# Start of Dataset content

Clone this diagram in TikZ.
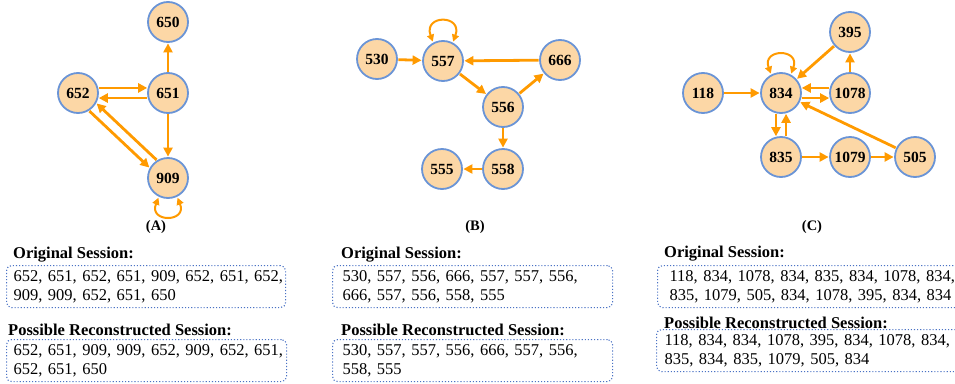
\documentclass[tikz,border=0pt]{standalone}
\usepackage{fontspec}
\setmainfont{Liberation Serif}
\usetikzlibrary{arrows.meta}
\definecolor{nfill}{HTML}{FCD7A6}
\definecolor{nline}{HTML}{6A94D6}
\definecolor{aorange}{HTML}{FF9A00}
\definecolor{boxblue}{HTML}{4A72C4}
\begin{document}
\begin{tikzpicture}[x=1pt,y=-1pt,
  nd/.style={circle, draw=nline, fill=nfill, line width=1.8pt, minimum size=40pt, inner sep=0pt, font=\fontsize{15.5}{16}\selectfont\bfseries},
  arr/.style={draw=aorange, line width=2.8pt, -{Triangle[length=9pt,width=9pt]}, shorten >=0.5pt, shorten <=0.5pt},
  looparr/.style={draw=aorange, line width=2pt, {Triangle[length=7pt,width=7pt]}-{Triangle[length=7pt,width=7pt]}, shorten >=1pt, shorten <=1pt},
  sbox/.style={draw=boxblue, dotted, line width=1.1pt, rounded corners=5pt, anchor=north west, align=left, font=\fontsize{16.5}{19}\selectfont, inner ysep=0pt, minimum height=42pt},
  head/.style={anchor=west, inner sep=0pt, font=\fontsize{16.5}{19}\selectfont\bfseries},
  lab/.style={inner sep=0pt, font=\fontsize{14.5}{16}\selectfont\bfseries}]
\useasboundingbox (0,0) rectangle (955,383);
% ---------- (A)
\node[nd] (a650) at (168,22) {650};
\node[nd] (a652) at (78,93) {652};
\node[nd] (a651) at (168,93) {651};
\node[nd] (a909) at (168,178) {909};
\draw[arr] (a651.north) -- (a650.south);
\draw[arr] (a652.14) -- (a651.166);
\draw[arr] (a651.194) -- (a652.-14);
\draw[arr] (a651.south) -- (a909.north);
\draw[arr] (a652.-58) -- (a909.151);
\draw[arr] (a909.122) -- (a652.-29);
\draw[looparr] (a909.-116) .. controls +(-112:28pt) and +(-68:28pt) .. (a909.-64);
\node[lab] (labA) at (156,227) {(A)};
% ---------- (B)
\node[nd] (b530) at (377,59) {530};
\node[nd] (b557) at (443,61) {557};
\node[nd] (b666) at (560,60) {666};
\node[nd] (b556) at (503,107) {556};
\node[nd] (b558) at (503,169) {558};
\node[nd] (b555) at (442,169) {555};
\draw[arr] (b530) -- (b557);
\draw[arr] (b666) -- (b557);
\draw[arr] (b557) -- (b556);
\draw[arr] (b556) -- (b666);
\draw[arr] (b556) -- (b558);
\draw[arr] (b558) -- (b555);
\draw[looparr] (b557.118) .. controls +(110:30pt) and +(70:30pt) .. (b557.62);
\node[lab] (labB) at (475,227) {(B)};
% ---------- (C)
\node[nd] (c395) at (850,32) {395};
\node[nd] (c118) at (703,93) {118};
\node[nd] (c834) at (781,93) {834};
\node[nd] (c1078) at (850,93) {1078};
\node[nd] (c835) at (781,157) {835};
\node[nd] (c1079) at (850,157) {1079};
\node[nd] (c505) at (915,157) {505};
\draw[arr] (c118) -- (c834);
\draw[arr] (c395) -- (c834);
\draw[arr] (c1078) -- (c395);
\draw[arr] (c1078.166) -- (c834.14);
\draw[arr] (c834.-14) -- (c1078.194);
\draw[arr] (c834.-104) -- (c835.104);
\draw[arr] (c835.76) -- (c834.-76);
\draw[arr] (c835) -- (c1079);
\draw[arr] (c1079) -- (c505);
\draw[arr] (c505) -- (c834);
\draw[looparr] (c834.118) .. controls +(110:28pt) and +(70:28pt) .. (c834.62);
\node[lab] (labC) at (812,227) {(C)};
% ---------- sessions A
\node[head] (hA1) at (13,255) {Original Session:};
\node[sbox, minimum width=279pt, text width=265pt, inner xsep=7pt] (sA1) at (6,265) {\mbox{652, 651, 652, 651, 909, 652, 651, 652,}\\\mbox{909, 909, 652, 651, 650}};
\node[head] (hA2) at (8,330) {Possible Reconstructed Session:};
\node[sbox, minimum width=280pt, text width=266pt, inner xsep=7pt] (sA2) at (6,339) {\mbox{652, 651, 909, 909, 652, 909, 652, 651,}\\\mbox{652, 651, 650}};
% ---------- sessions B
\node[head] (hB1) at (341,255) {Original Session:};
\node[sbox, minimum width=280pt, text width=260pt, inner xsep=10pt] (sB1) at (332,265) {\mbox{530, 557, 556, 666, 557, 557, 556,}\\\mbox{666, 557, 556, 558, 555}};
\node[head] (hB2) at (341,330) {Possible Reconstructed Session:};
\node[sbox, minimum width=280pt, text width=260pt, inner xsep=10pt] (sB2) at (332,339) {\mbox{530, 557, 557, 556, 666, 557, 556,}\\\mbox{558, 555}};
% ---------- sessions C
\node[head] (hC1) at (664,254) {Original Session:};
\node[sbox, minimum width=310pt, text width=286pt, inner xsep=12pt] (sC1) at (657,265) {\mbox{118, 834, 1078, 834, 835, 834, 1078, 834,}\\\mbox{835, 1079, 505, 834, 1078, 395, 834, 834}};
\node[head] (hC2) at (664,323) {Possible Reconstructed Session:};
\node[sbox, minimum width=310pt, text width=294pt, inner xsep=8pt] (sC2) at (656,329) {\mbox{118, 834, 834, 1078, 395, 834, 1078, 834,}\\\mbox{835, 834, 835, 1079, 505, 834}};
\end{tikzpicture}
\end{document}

# End of Dataset content

■ Directions for this task
Repeat the lines above exactly, and keep every picture out.

■ Result of the exercise
Clone this diagram in TikZ.
\documentclass[tikz,border=0pt]{standalone}
\usepackage{fontspec}
\setmainfont{Liberation Serif}
\usetikzlibrary{arrows.meta}
\definecolor{nfill}{HTML}{FCD7A6}
\definecolor{nline}{HTML}{6A94D6}
\definecolor{aorange}{HTML}{FF9A00}
\definecolor{boxblue}{HTML}{4A72C4}
\begin{document}
\begin{tikzpicture}[x=1pt,y=-1pt,
  nd/.style={circle, draw=nline, fill=nfill, line width=1.8pt, minimum size=40pt, inner sep=0pt, font=\fontsize{15.5}{16}\selectfont\bfseries},
  arr/.style={draw=aorange, line width=2.8pt, -{Triangle[length=9pt,width=9pt]}, shorten >=0.5pt, shorten <=0.5pt},
  looparr/.style={draw=aorange, line width=2pt, {Triangle[length=7pt,width=7pt]}-{Triangle[length=7pt,width=7pt]}, shorten >=1pt, shorten <=1pt},
  sbox/.style={draw=boxblue, dotted, line width=1.1pt, rounded corners=5pt, anchor=north west, align=left, font=\fontsize{16.5}{19}\selectfont, inner ysep=0pt, minimum height=42pt},
  head/.style={anchor=west, inner sep=0pt, font=\fontsize{16.5}{19}\selectfont\bfseries},
  lab/.style={inner sep=0pt, font=\fontsize{14.5}{16}\selectfont\bfseries}]
\useasboundingbox (0,0) rectangle (955,383);
% ---------- (A)
\node[nd] (a650) at (168,22) {650};
\node[nd] (a652) at (78,93) {652};
\node[nd] (a651) at (168,93) {651};
\node[nd] (a909) at (168,178) {909};
\draw[arr] (a651.north) -- (a650.south);
\draw[arr] (a652.14) -- (a651.166);
\draw[arr] (a651.194) -- (a652.-14);
\draw[arr] (a651.south) -- (a909.north);
\draw[arr] (a652.-58) -- (a909.151);
\draw[arr] (a909.122) -- (a652.-29);
\draw[looparr] (a909.-116) .. controls +(-112:28pt) and +(-68:28pt) .. (a909.-64);
\node[lab] (labA) at (156,227) {(A)};
% ---------- (B)
\node[nd] (b530) at (377,59) {530};
\node[nd] (b557) at (443,61) {557};
\node[nd] (b666) at (560,60) {666};
\node[nd] (b556) at (503,107) {556};
\node[nd] (b558) at (503,169) {558};
\node[nd] (b555) at (442,169) {555};
\draw[arr] (b530) -- (b557);
\draw[arr] (b666) -- (b557);
\draw[arr] (b557) -- (b556);
\draw[arr] (b556) -- (b666);
\draw[arr] (b556) -- (b558);
\draw[arr] (b558) -- (b555);
\draw[looparr] (b557.118) .. controls +(110:30pt) and +(70:30pt) .. (b557.62);
\node[lab] (labB) at (475,227) {(B)};
% ---------- (C)
\node[nd] (c395) at (850,32) {395};
\node[nd] (c118) at (703,93) {118};
\node[nd] (c834) at (781,93) {834};
\node[nd] (c1078) at (850,93) {1078};
\node[nd] (c835) at (781,157) {835};
\node[nd] (c1079) at (850,157) {1079};
\node[nd] (c505) at (915,157) {505};
\draw[arr] (c118) -- (c834);
\draw[arr] (c395) -- (c834);
\draw[arr] (c1078) -- (c395);
\draw[arr] (c1078.166) -- (c834.14);
\draw[arr] (c834.-14) -- (c1078.194);
\draw[arr] (c834.-104) -- (c835.104);
\draw[arr] (c835.76) -- (c834.-76);
\draw[arr] (c835) -- (c1079);
\draw[arr] (c1079) -- (c505);
\draw[arr] (c505) -- (c834);
\draw[looparr] (c834.118) .. controls +(110:28pt) and +(70:28pt) .. (c834.62);
\node[lab] (labC) at (812,227) {(C)};
% ---------- sessions A
\node[head] (hA1) at (13,255) {Original Session:};
\node[sbox, minimum width=279pt, text width=265pt, inner xsep=7pt] (sA1) at (6,265) {\mbox{652, 651, 652, 651, 909, 652, 651, 652,}\\\mbox{909, 909, 652, 651, 650}};
\node[head] (hA2) at (8,330) {Possible Reconstructed Session:};
\node[sbox, minimum width=280pt, text width=266pt, inner xsep=7pt] (sA2) at (6,339) {\mbox{652, 651, 909, 909, 652, 909, 652, 651,}\\\mbox{652, 651, 650}};
% ---------- sessions B
\node[head] (hB1) at (341,255) {Original Session:};
\node[sbox, minimum width=280pt, text width=260pt, inner xsep=10pt] (sB1) at (332,265) {\mbox{530, 557, 556, 666, 557, 557, 556,}\\\mbox{666, 557, 556, 558, 555}};
\node[head] (hB2) at (341,330) {Possible Reconstructed Session:};
\node[sbox, minimum width=280pt, text width=260pt, inner xsep=10pt] (sB2) at (332,339) {\mbox{530, 557, 557, 556, 666, 557, 556,}\\\mbox{558, 555}};
% ---------- sessions C
\node[head] (hC1) at (664,254) {Original Session:};
\node[sbox, minimum width=310pt, text width=286pt, inner xsep=12pt] (sC1) at (657,265) {\mbox{118, 834, 1078, 834, 835, 834, 1078, 834,}\\\mbox{835, 1079, 505, 834, 1078, 395, 834, 834}};
\node[head] (hC2) at (664,323) {Possible Reconstructed Session:};
\node[sbox, minimum width=310pt, text width=294pt, inner xsep=8pt] (sC2) at (656,329) {\mbox{118, 834, 834, 1078, 395, 834, 1078, 834,}\\\mbox{835, 834, 835, 1079, 505, 834}};
\end{tikzpicture}
\end{document}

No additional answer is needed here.